The Silent People of New Hampshire

By Gordon DuBois with Charles Westen

Several weeks ago, while hiking in the Belknap Range with friends Tom and Karen Barker, we suddenly came into the company of an unusual group: Life-size stick figures dressed with shirts and hair pieces! It was a strange and startling moment. We spent some time examining them and became more and more curious as to why and how this display was placed in this location. Conversation about it filled our return to the trail head. I wrote about the event in a recent column on hiking in the Belknap Mountains and asked anyone who knew of this field of stick figures to contact me.

Well, a few days later I received an e-mail from Charles Westen, the owner of the property, reporting that he and his late wife, Sandy, co-created the group. I immediately got back to him and set up a time to meet. I was intrigued with the scarecrow-like figures and wanted to learn about their origin and significance. I drove to Westen's home in Alton and learned the fascinating story.

Westen welcomed me warmly and we proceeded to the field where I was properly introduced to The Silent People. They were dressed in their finest gear and had newly created sod heads. We toured the property then returned to the main house where the full history unfolded.

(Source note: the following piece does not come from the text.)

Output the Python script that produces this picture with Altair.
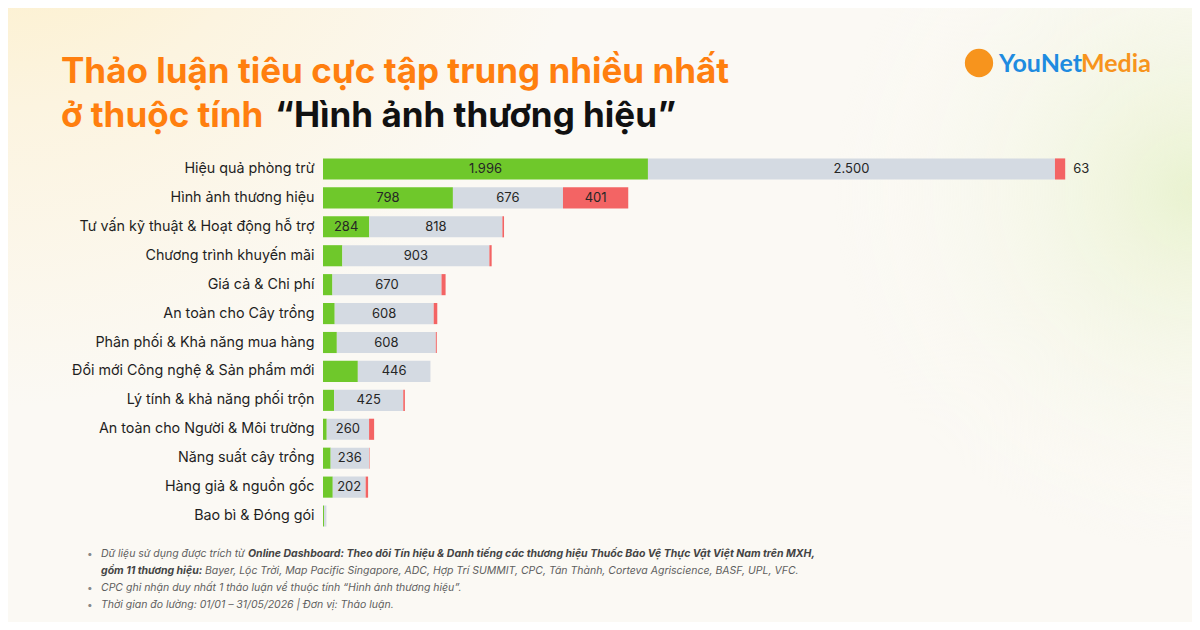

Westen was born and raised in Marquette, in the Upper Peninsula of Michigan. He proudly refers to himself as a "Yooper." (If you're not familiar with the term, a Yooper is someone who is from or lives in the Upper Peninsula of Michigan. After The "Mighty Mac" Mackinac bridge was built, that crosses the Straits of Mackinac and connects the Upper Peninsula with the Lower Peninsula, the Yoopers have given the Lower Peninsula folks the name "Trolls," because they live below the bridge). Charles met Sandy while they were college students, she at Finlandia University in Hancock, Michigan, and he at Northern Michigan University in Marquette. She being of Finnish descent and he of Swedish. They were particularly drawn to their inherited traditions. Charles left public education to work for Ford Motor Company and after retirement from a very successful career, he and Sandy moved to Alton, New Hampshire and built their home near Hill's Pond.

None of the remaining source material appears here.